In Montecito, California, a mansion suited for royalty is proving harder to sell than expected. Prince Harry and Meghan Markle’s 13,600-square-foot Lilac Drive estate – on the market for more than four years and recently marked down by $3 million – still awaits a buyer.
Just a short drive from the family’s current seven-acre residence, the property offers sweeping views but less privacy. Instead of serving as their primary home, the Lilac Drive estate has been more of a creative outpost , doubling as a studio where the pair can film projects in a “home-away-from-home” while they navigate the buying market.
Three, two, one, action!
This single-family home sits on just over two acres with six bedrooms, six full bathrooms, and two half-baths. Built in 2006, the estate’s open airways and spacious yard with an in-ground pool create the perfect climate to film content about the hardships of royal life.

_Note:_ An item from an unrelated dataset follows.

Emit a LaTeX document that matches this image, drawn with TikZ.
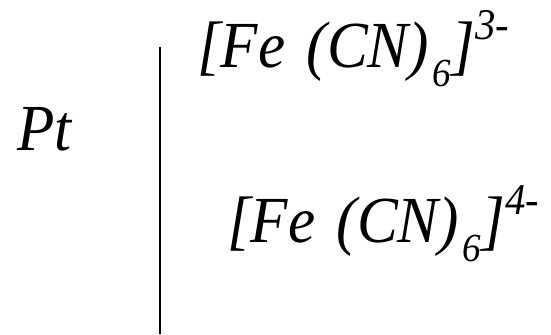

The property initially sold in 2013 for $14.6 million, a 20% decrease in value from the initial listing price. However, it wasn’t utilized until 2021 by Meghan and Harry, after they had bought their own home nearby. It was then re-listed in 2021 for $33.5 million, tracking a 129% increase in value over the 8-year period it was off the market. Since then, news on the property has been relatively stagnant. There has been some alleged interest and even initial offers, but nothing concrete has gone through to find the estate a new owner. The sprawling house and landscape within it has, effectively, become a giant Netflix set, ready to meet the whims of the previously-royal couple as needed.
After first listing the property in 2021, the royal pair removed it from the market in consideration of their upcoming six-part Netflix series “Harry & Meghan.” The entire project was filmed in and around their estate that was previously for sale, grounding the couple in familiarity as they shared their tumultuous love story, especially in the eyes of other royals. However, the location didn’t soften the blow: the series was subject to intense backlash and defamatory outrage.
Despite intense criticism, the couple continued to utilize the Montecito space, even as it remained listed for sale in an otherwise booming market. Markle’s series “With Love, Meghan,” which was released this past spring, centers around cooking and gardening with celebrity guests. The producers have also opted to film in the Lilac Drive location.
And yet, reporters have picked up on the veiled use of the for-sale property, inciting headlines like “Spoiler: That’s Not Actually Prince Harry and Meghan Markle’s House,” from Architectural Digest and other sources. The constant coverage following the release of the couple’s tell-all in the Montecito estate hasn’t helped increase its real estate potential. It has now been on the market for over 1,500 days revealing that even intense celebrity use can’t create the necessary value in a property.
Life at Lilac Drive
Ryan Malmsten, one of the co-listers on the property, claimed in an interview with SF Gate that they had come close to closing the property on multiple occasions, yet nothing will stick. Some have begun to cite the incredible size of the property, noting its difference in acreage as compared to similar listings in the same area. Two properties posted nearby boast a similar price tag but only half the square footage, and were quickly gobbled up.
Real life in the estate seems to be unfathomable: while it’s useful as a backdrop to explore intense emotional baggage or familial drama, actually living in the house doesn’t seem realistic. Its expansive size offers too much of a headache to cultivate, and the already massive increase in value from its previous listing in 2013 seems to scare away would-be investors, seeing as there doesn’t appear to be many more improvements to be made.
It’s not without considering that the property’s most stubborn hurdle isn’t the acreage or the price tag, but the names on the deed. Buying the Sussexes’ home means stepping into a global conversation. The couple remain polarizing figures; for some, they symbolize independence from tradition, while for others, they embody betrayal or spectacle. A buyer willing to claim their estate may unintentionally signal an allegiance, or at the very least, a willingness to shoulder the weight of their narrative. In that sense, this Lilac Drive estate may just be a statement piece, one that speaks as loudly about its owners as the ocean views it commands.
The current market doesn’t seem to bite on the offerings of Lilac Drive, they’re focused instead on less controversial, smaller spaces that offer opportunities for up-scaling to find a return on investment, instead of public scrutiny. Perhaps the property will find a home with another owner who’s more apt to utilize the space, whether it be for a family of 5 or 500 guests — after all, it isn’t just a Netflix set.